The charm of Grigory Rasputin that infused his religious mysticism also fed his mania.

It is indicative that Lyons, in his final denouement in court, employed the same scintillating and metaphorical language that surely made his preaching spellbinding. Instead of simply saying, "I regret what I did," his words were, "It stinks in God's nostrils. I know it stinks in the law's nostrils, and it stinks to me."

Then, again, there is the Tammany Hall factor. That political machine remained in power for so long in New York City because, besides its dishonesty, it also provided needed jobs and social services to countless immigrants.

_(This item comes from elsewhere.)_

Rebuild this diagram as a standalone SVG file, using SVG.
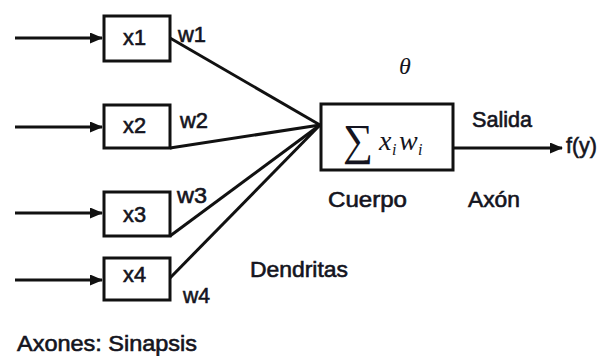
<svg xmlns="http://www.w3.org/2000/svg" width="600" height="356" viewBox="0 0 600 356">
<defs>
<style>
.t{font-family:"Liberation Sans",Arial,sans-serif;font-size:22px;fill:#141420;stroke:#141420;stroke-width:0.6}
.box{fill:#fff;stroke:#111;stroke-width:3}
.ln{stroke:#111;stroke-width:3;fill:none}
.m{font-family:"Liberation Serif","Times New Roman",serif;font-style:italic;fill:#141420}
</style>
<marker id="ah" markerWidth="13" markerHeight="11" refX="12" refY="5.5" orient="auto" markerUnits="userSpaceOnUse">
<path d="M0,0 L13,5.5 L0,11 Z" fill="#111"/>
</marker>
</defs>
<rect width="600" height="356" fill="#fff"/>
<g id="connectors">
<line class="ln" x1="15" y1="38" x2="102" y2="38" marker-end="url(#ah)"/>
<line class="ln" x1="15" y1="127" x2="102" y2="127" marker-end="url(#ah)"/>
<line class="ln" x1="15" y1="213" x2="102" y2="213" marker-end="url(#ah)"/>
<line class="ln" x1="15" y1="280" x2="102" y2="280" marker-end="url(#ah)"/>
<line class="ln" x1="170" y1="38" x2="320" y2="125"/>
<line class="ln" x1="170" y1="148" x2="320" y2="125"/>
<line class="ln" x1="170" y1="236" x2="320" y2="125"/>
<line class="ln" x1="170" y1="278" x2="320" y2="125"/>
<line class="ln" x1="453" y1="148" x2="562" y2="148" marker-end="url(#ah)"/>
</g>
<g id="x1"><rect class="box" x="104" y="16" width="66" height="45"/><text class="t" x="123" y="45" textLength="23" lengthAdjust="spacingAndGlyphs">x1</text><text class="t" x="178" y="42" textLength="28" lengthAdjust="spacingAndGlyphs">w1</text></g>
<g id="x2"><rect class="box" x="104" y="105" width="66" height="43"/><text class="t" x="123" y="133" textLength="23" lengthAdjust="spacingAndGlyphs">x2</text><text class="t" x="180" y="128" textLength="28" lengthAdjust="spacingAndGlyphs">w2</text></g>
<g id="x3"><rect class="box" x="104" y="192" width="66" height="44"/><text class="t" x="123" y="222" textLength="23" lengthAdjust="spacingAndGlyphs">x3</text><text class="t" x="177" y="203" textLength="30" lengthAdjust="spacingAndGlyphs">w3</text></g>
<g id="x4"><rect class="box" x="104" y="258" width="66" height="42"/><text class="t" x="123" y="282" textLength="23" lengthAdjust="spacingAndGlyphs">x4</text><text class="t" x="183" y="303" textLength="27" lengthAdjust="spacingAndGlyphs">w4</text></g>
<g id="cuerpo">
<rect class="box" x="321" y="104" width="132" height="66"/>
<text class="m" x="343" y="155" font-size="44" font-style="normal" textLength="30" lengthAdjust="spacingAndGlyphs">∑</text>
<text class="m" x="379" y="150" font-size="28">x</text>
<text class="m" x="392" y="155" font-size="16">i</text>
<text class="m" x="399" y="150" font-size="28">w</text>
<text class="m" x="418" y="155" font-size="16">i</text>
<text class="m" x="399" y="74" font-size="24">θ</text>
<text class="t" x="328" y="207" textLength="79" lengthAdjust="spacingAndGlyphs">Cuerpo</text>
</g>
<g id="salida">
<text class="t" x="472" y="127" textLength="60" lengthAdjust="spacingAndGlyphs">Salida</text>
<text class="t" x="566" y="153" textLength="31" lengthAdjust="spacingAndGlyphs">f(y)</text>
<text class="t" x="468" y="207" textLength="52" lengthAdjust="spacingAndGlyphs">Axón</text>
</g>
<g id="labels">
<text class="t" x="250" y="277" textLength="98" lengthAdjust="spacingAndGlyphs">Dendritas</text>
<text class="t" x="17" y="351" textLength="180" lengthAdjust="spacingAndGlyphs">Axones: Sinapsis</text>
</g>
</svg>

The good accompanied the bad.

In these cases of clergy corruption, too, both the perpetrators and their victims find solace in the fact that, on balance, more good was done than bad.

After Rabbi Fred Neulander tendered his resignation to a synagogue board while under investigation of complicity in the murder of his wife, a member of the congregation, Hope Proper, urged that the board reject it because "how, during his worst life crisis, can we prepare to desert the leader of our family of families?"

Political corruption abuses power. Religious corruption is more insidious because it abuses sacred power.

The antidote to fallen clergy is to rearrange the priorities that we expect to occur on the pulpit. We must emphasize clerical competence over charisma and look more to the religious message than to the messenger.

The downside may be more bland religious leaders. The upside will be a clearer faith message unmuddled by personality.

Most importantly, with less attention and power, fewer clergy will be tempted to commit felonies.